--- START ---

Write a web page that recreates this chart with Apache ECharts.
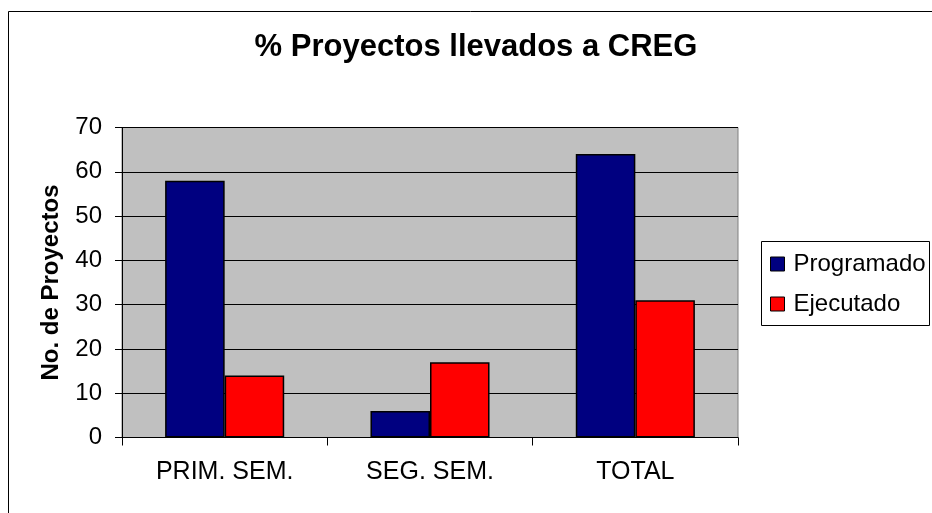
<!DOCTYPE html>
<html>
<head>
<meta charset="utf-8">
<script src="https://cdn.jsdelivr.net/npm/echarts@6/dist/echarts.min.js"></script>
<style>
  html, body { margin: 0; padding: 0; background: #fff; }
  #main { width: 932px; height: 513px; }
</style>
</head>
<body>
<div id="main"></div>
<script>
  var categories = ['PRIM. SEM.', 'SEG. SEM.', 'TOTAL'];
  var programado = [58, 6, 64];
  var ejecutado = [14, 17, 31];
  var yTicks = [0, 10, 20, 30, 40, 50, 60, 70];

  var myChart = echarts.init(document.getElementById('main'));
  var font = 'Liberation Sans, Arial, sans-serif';

  myChart.setOption({
    animation: false,
    title: {
      text: '% Proyectos llevados a CREG',
      left: 471,
      top: 27,
      textAlign: 'center',
      textStyle: { fontSize: 31, fontWeight: 'bold', color: '#000', fontFamily: font }
    },
    graphic: [
      { // outer chart border, runs off the page to the right and bottom
        type: 'rect',
        shape: { x: 8.5, y: 11.5, width: 1000, height: 600 },
        style: { fill: null, stroke: '#000', lineWidth: 1 },
        z: -10
      },
      { // legend box
        type: 'rect',
        shape: { x: 761.5, y: 241.5, width: 168, height: 84 },
        style: { fill: '#fff', stroke: '#000', lineWidth: 1 },
        z: 1
      }
    ],
    legend: {
      orient: 'vertical',
      left: 765,
      top: 247,
      icon: 'rect',
      itemWidth: 14,
      itemHeight: 14,
      itemGap: 16,
      itemStyle: { borderColor: '#000', borderWidth: 1 },
      textStyle: { fontSize: 24, color: '#000', fontFamily: font, padding: [0, 0, 0, 4] },
      data: ['Programado', 'Ejecutado'],
      z: 5
    },
    grid: {
      left: 122,
      top: 127.5,
      right: 194,
      bottom: 75.5,
      show: true,
      backgroundColor: '#c0c0c0',
      borderColor: '#808080',
      borderWidth: 1
    },
    xAxis: {
      type: 'category',
      data: categories,
      axisLine: { lineStyle: { color: '#000', width: 1 } },
      axisTick: { show: true, length: 8, lineStyle: { color: '#000' } },
      axisLabel: { fontSize: 25, color: '#000', fontFamily: font, margin: 22 }
    },
    yAxis: {
      type: 'value',
      min: 0,
      max: 70,
      interval: 10,
      name: 'No. de Proyectos',
      nameLocation: 'middle',
      nameGap: 59,
      nameTextStyle: { fontSize: 24, fontWeight: 'bold', color: '#000', fontFamily: font },
      axisLine: { show: true, lineStyle: { color: '#000', width: 1 } },
      axisTick: { show: true, length: 7, lineStyle: { color: '#000' } },
      axisLabel: {
        fontSize: 24, color: '#000', fontFamily: font, margin: 20,
        formatter: function (v) { return yTicks.indexOf(v) >= 0 ? String(v) : ''; }
      },
      splitLine: { show: true, lineStyle: { color: '#000', width: 1 } }
    },
    series: [
      {
        name: 'Programado',
        type: 'bar',
        data: programado,
        barGap: '0%',
        barCategoryGap: '42%',
        itemStyle: { color: '#000080', borderColor: '#000', borderWidth: 1.5 }
      },
      {
        name: 'Ejecutado',
        type: 'bar',
        data: ejecutado,
        barGap: '0%',
        barCategoryGap: '42%',
        itemStyle: { color: '#ff0000', borderColor: '#000', borderWidth: 1.5 }
      }
    ]
  });
</script>
</body>
</html>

--- END ---

• REQUIREMENTS
Reproduce the whole listing exactly, but not the images in it.

• FINAL ANSWER
Write a web page that recreates this chart with Apache ECharts.
<!DOCTYPE html>
<html>
<head>
<meta charset="utf-8">
<script src="https://cdn.jsdelivr.net/npm/echarts@6/dist/echarts.min.js"></script>
<style>
  html, body { margin: 0; padding: 0; background: #fff; }
  #main { width: 932px; height: 513px; }
</style>
</head>
<body>
<div id="main"></div>
<script>
  var categories = ['PRIM. SEM.', 'SEG. SEM.', 'TOTAL'];
  var programado = [58, 6, 64];
  var ejecutado = [14, 17, 31];
  var yTicks = [0, 10, 20, 30, 40, 50, 60, 70];

  var myChart = echarts.init(document.getElementById('main'));
  var font = 'Liberation Sans, Arial, sans-serif';

  myChart.setOption({
    animation: false,
    title: {
      text: '% Proyectos llevados a CREG',
      left: 471,
      top: 27,
      textAlign: 'center',
      textStyle: { fontSize: 31, fontWeight: 'bold', color: '#000', fontFamily: font }
    },
    graphic: [
      { // outer chart border, runs off the page to the right and bottom
        type: 'rect',
        shape: { x: 8.5, y: 11.5, width: 1000, height: 600 },
        style: { fill: null, stroke: '#000', lineWidth: 1 },
        z: -10
      },
      { // legend box
        type: 'rect',
        shape: { x: 761.5, y: 241.5, width: 168, height: 84 },
        style: { fill: '#fff', stroke: '#000', lineWidth: 1 },
        z: 1
      }
    ],
    legend: {
      orient: 'vertical',
      left: 765,
      top: 247,
      icon: 'rect',
      itemWidth: 14,
      itemHeight: 14,
      itemGap: 16,
      itemStyle: { borderColor: '#000', borderWidth: 1 },
      textStyle: { fontSize: 24, color: '#000', fontFamily: font, padding: [0, 0, 0, 4] },
      data: ['Programado', 'Ejecutado'],
      z: 5
    },
    grid: {
      left: 122,
      top: 127.5,
      right: 194,
      bottom: 75.5,
      show: true,
      backgroundColor: '#c0c0c0',
      borderColor: '#808080',
      borderWidth: 1
    },
    xAxis: {
      type: 'category',
      data: categories,
      axisLine: { lineStyle: { color: '#000', width: 1 } },
      axisTick: { show: true, length: 8, lineStyle: { color: '#000' } },
      axisLabel: { fontSize: 25, color: '#000', fontFamily: font, margin: 22 }
    },
    yAxis: {
      type: 'value',
      min: 0,
      max: 70,
      interval: 10,
      name: 'No. de Proyectos',
      nameLocation: 'middle',
      nameGap: 59,
      nameTextStyle: { fontSize: 24, fontWeight: 'bold', color: '#000', fontFamily: font },
      axisLine: { show: true, lineStyle: { color: '#000', width: 1 } },
      axisTick: { show: true, length: 7, lineStyle: { color: '#000' } },
      axisLabel: {
        fontSize: 24, color: '#000', fontFamily: font, margin: 20,
        formatter: function (v) { return yTicks.indexOf(v) >= 0 ? String(v) : ''; }
      },
      splitLine: { show: true, lineStyle: { color: '#000', width: 1 } }
    },
    series: [
      {
        name: 'Programado',
        type: 'bar',
        data: programado,
        barGap: '0%',
        barCategoryGap: '42%',
        itemStyle: { color: '#000080', borderColor: '#000', borderWidth: 1.5 }
      },
      {
        name: 'Ejecutado',
        type: 'bar',
        data: ejecutado,
        barGap: '0%',
        barCategoryGap: '42%',
        itemStyle: { color: '#ff0000', borderColor: '#000', borderWidth: 1.5 }
      }
    ]
  });
</script>
</body>
</html>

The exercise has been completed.